** Begin **

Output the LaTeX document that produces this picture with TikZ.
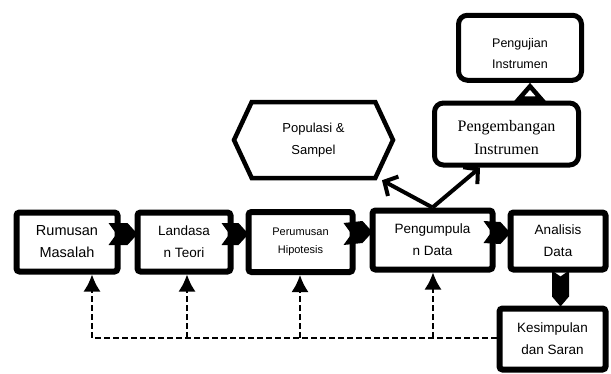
\documentclass[tikz,border=0pt]{standalone}
\usepackage{fontspec}
\setmainfont{Liberation Sans}
\newfontfamily\timesfont{Liberation Serif}
\usetikzlibrary{arrows.meta,shapes.symbols}

\tikzset{
  stagebox/.style={draw=black, line width=6pt, rounded corners=3pt, align=center, inner sep=0pt, font=\fontsize{13.5}{22}\selectfont},
  instbox/.style={draw=black, line width=5pt, rounded corners=9pt, align=center, inner sep=0pt},
  feedback/.style={line width=2pt, dash pattern=on 6pt off 3pt},
  fbtip/.style={-{Latex[length=17pt,width=17pt]}},
  branch/.style={line width=4pt, -{Straight Barb[length=10pt,width=22pt]}},
}

\begin{document}
\begin{tikzpicture}[x=1pt,y=1pt]
	\useasboundingbox (0,0) rectangle (611,-373);
	% main stages
	\node[stagebox, minimum width=101, minimum height=59, font=\fontsize{14.5}{22}\selectfont] (rumusan) at (67,-242) {Rumusan\\Masalah};
	\node[stagebox, minimum width=93, minimum height=59] (landasan) at (184,-242) {Landasa\\n Teori};
	\node[stagebox, minimum width=104, minimum height=60, font=\fontsize{11}{18}\selectfont] (perumusan) at (300.5,-242) {Perumusan\\Hipotesis};
	\node[stagebox, minimum width=120, minimum height=59] (pengumpulan) at (432.5,-240) {Pengumpula\\n Data};
	\node[stagebox, minimum width=95, minimum height=57] (analisis) at (558,-241) {Analisis\\Data};
	\node[stagebox, minimum width=106, minimum height=61] (kesimpulan) at (552.5,-339) {Kesimpulan\\dan Saran};
	% upper branch
	\node[draw=black, line width=4.5pt, signal, signal to=west and east, signal pointer angle=130, minimum width=159, minimum height=76, align=center, inner sep=0pt, font=\fontsize{13}{22}\selectfont] (populasi) at (313.5,-140) {Populasi \&\\Sampel};
	\node[instbox, minimum width=144, minimum height=62, font=\timesfont\fontsize{16}{23}\selectfont] (pengembangan) at (506.5,-134) {\rule{0pt}{18pt}Pengembangan\\Instrumen};
	\node[instbox, minimum width=123, minimum height=65, font=\fontsize{12.5}{21}\selectfont] (pengujian) at (520,-47.75) {\rule{0pt}{20pt}Pengujian\\Instrumen};
	% chevrons between stages
	\foreach \a/\b in {rumusan/landasan, landasan/perumusan, perumusan/pengumpulan, pengumpulan/analisis}
		\fill ([shift={(-12,19)}]\a.east) -- ([shift={(-7,19)}]\b.west) -- ([shift={(3,8)}]\b.west) -- ([shift={(-7,-3)}]\b.west) -- ([shift={(-12,-3)}]\a.east) -- ([shift={(-4,8)}]\a.east) -- cycle;
	\fill ([shift={(-6,2)}]analisis.south) -- ([shift={(2.5,-4)}]analisis.south) -- ([shift={(11,2)}]analisis.south) -- ([shift={(11,-24)}]analisis.south) -- ([shift={(2.5,-34)}]analisis.south) -- ([shift={(-6,-24)}]analisis.south) -- cycle;
	% data collection branches
	\draw[branch] (pengumpulan.north) -- (populasi.south -| 382,0);
	\draw[branch] (pengumpulan.north) -- (pengembangan.south -| 480,0);
	\draw[line width=5pt, -{Triangle[open,length=18pt,width=30pt]}] (pengembangan.north -| 530,0) -- (pengujian.south -| 530,0);
	% feedback
	\coordinate (fb1) at (92,-338);
	\coordinate (fb2) at (187,-338);
	\coordinate (fb3) at (300,-338);
	\coordinate (fb4) at (433,-338);
	\draw[feedback, fbtip] (fb1 -| kesimpulan.west) -- (fb1) -- (fb1 |- rumusan.south);
	\foreach \n/\c in {landasan/fb2, perumusan/fb3, pengumpulan/fb4}
		\draw[feedback, fbtip] (\c) -- (\c |- \n.south);
\end{tikzpicture}
\end{document}
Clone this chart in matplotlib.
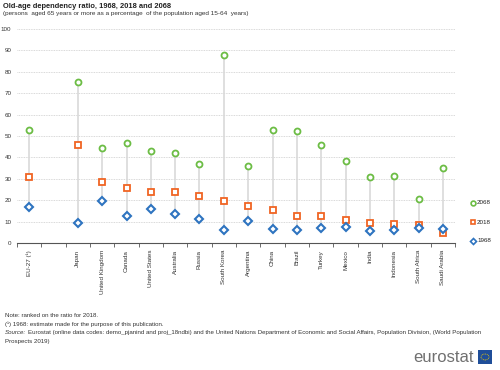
import numpy as np
import matplotlib.pyplot as plt
from matplotlib.patches import Rectangle, Circle

plt.rcParams["font.family"] = ["Liberation Sans", "DejaVu Sans"]

countries = ["EU-27 (¹)", "", "Japan", "United Kingdom", "Canada", "United States",
             "Australia", "Russia", "South Korea", "Argentina", "China", "Brazil",
             "Turkey", "Mexico", "India", "Indonesia", "South Africa", "Saudi Arabia"]
y2068 = [52.8, np.nan, 75.1, 44.5, 46.9, 43.0, 41.9, 36.8, 87.9, 35.8, 52.9, 52.5,
         45.8, 38.2, 31.0, 31.3, 20.6, 35.2]
y2018 = [30.8, np.nan, 45.9, 28.5, 25.7, 24.0, 23.8, 21.8, 19.6, 17.1, 15.3, 12.8,
         12.5, 10.9, 9.2, 8.7, 8.3, 4.5]
y1968 = [17.0, np.nan, 9.3, 19.5, 12.8, 15.9, 13.4, 11.1, 6.1, 10.3, 6.4, 6.1,
         7.0, 7.3, 5.8, 6.1, 6.9, 6.4]

GREEN = "#6cbd45"
ORANGE = "#f06423"
BLUE = "#2e74c0"
TXT = "#333333"

fig = plt.figure(figsize=(5, 3.7), dpi=100)
ax = fig.add_axes([0.034, 0.3432, 0.876, 0.5784])

x = np.arange(len(countries))
lo = np.nanmin([y1968, y2018, y2068], axis=0)
hi = np.nanmax([y1968, y2018, y2068], axis=0)
ax.vlines(x, lo, hi, color="#d9d9d9", lw=1.2, zorder=1)

ax.plot(x, y2068, ls="none", marker="o", ms=4.3, mfc="white", mec=GREEN, mew=1.3, zorder=3)
ax.plot(x, y2018, ls="none", marker="s", ms=4.3, mfc="white", mec=ORANGE, mew=1.3, zorder=3)
ax.plot(x, y1968, ls="none", marker="D", ms=3.8, mfc="white", mec=BLUE, mew=1.5, zorder=3)

ax.set_xlim(-0.5, len(countries) - 0.5)
ax.set_ylim(0, 100)
ax.set_yticks(np.arange(0, 101, 10))
ax.tick_params(axis="y", length=0, labelsize=4.5, colors=TXT, pad=4)
ax.yaxis.grid(True, color="#cccccc", ls=(0, (1, 1)), lw=0.6)
ax.set_axisbelow(True)

ax.set_xticks(x)
ax.set_xticklabels(countries, rotation=90, fontsize=4.5, color=TXT)
ax.tick_params(axis="x", length=0, pad=5)
ax.set_xticks(np.arange(-0.5, len(countries), 1), minor=True)
ax.tick_params(axis="x", which="minor", length=3, color="#555555", width=0.6)

for s in ["top", "right", "left"]:
    ax.spines[s].set_visible(False)
ax.spines["bottom"].set_color("#555555")
ax.spines["bottom"].set_linewidth(0.8)

# legend
leg_items = [(202.7, "2068", "o", GREEN, 4.3), (222, "2018", "s", ORANGE, 4.3),
             (240.7, "1968", "D", BLUE, 3.8)]
for ypix, lab, mk, col, ms in leg_items:
    yf = 1 - ypix / 370
    fig.lines.append(plt.Line2D([473 / 500], [yf], transform=fig.transFigure, marker=mk,
                                ms=ms * 0.8, mfc="white", mec=col, mew=1.2, ls="none"))
    fig.text(477 / 500, yf, lab, fontsize=4.5, va="center", ha="left", color="#222222")

fig.text(3 / 500, 1 - 6 / 370, "Old-age dependency ratio, 1968, 2018 and 2068",
         fontsize=5.4, fontweight="bold", va="center", ha="left", color="#222222")
fig.text(3 / 500, 1 - 14 / 370,
         "(persons  aged 65 years or more as a percentage  of the population aged 15-64  years)",
         fontsize=4.6, va="center", ha="left", color=TXT)

NFS = 4.4
fig.text(5 / 500, 1 - 315.5 / 370, "Note: ranked on the ratio for 2018.",
         fontsize=NFS, va="center", ha="left", color=TXT)
fig.text(5 / 500, 1 - 324 / 370, "(¹) 1968: estimate made for the purpose of this publication.",
         fontsize=NFS, va="center", ha="left", color=TXT)
src = fig.text(5 / 500, 1 - 332.5 / 370, "Source:", fontsize=NFS, style="italic",
               va="center", ha="left", color=TXT)
renderer = fig.canvas.get_renderer()
bb = src.get_window_extent(renderer)
fig.text((bb.x1 + 1.5) / 500, 1 - 332.5 / 370,
         "Eurostat (online data codes: demo_pjanind and proj_18ndbi) and the United Nations "
         "Department of Economic and Social Affairs, Population Division, (World Population",
         fontsize=NFS, va="center", ha="left", color=TXT)
fig.text(5 / 500, 1 - 341 / 370, "Prospects 2019)", fontsize=NFS, va="center", ha="left",
         color=TXT)

fig.text(474 / 500, 1 - 357 / 370, "eurostat", fontsize=12, color="#707070",
         va="center", ha="right")
fig.patches.append(Rectangle((478 / 500, 1 - 364 / 370), 14 / 500, 14 / 370,
                             transform=fig.transFigure, facecolor="#1f4e99", edgecolor="none"))
fig.patches.append(Circle((485 / 500, 1 - 357 / 370), 0.008, transform=fig.transFigure,
                          facecolor="none", edgecolor="#f5d000", lw=0.6, ls=(0, (1, 1))))

fig.savefig("out.png", dpi=100)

** End **

● **WRITTEN REQUEST**: Scan the data above; copy every line where "matplotlib" appears.

● **OUTPUT BELOW**:
Clone this chart in matplotlib.
import matplotlib.pyplot as plt
from matplotlib.patches import Rectangle, Circle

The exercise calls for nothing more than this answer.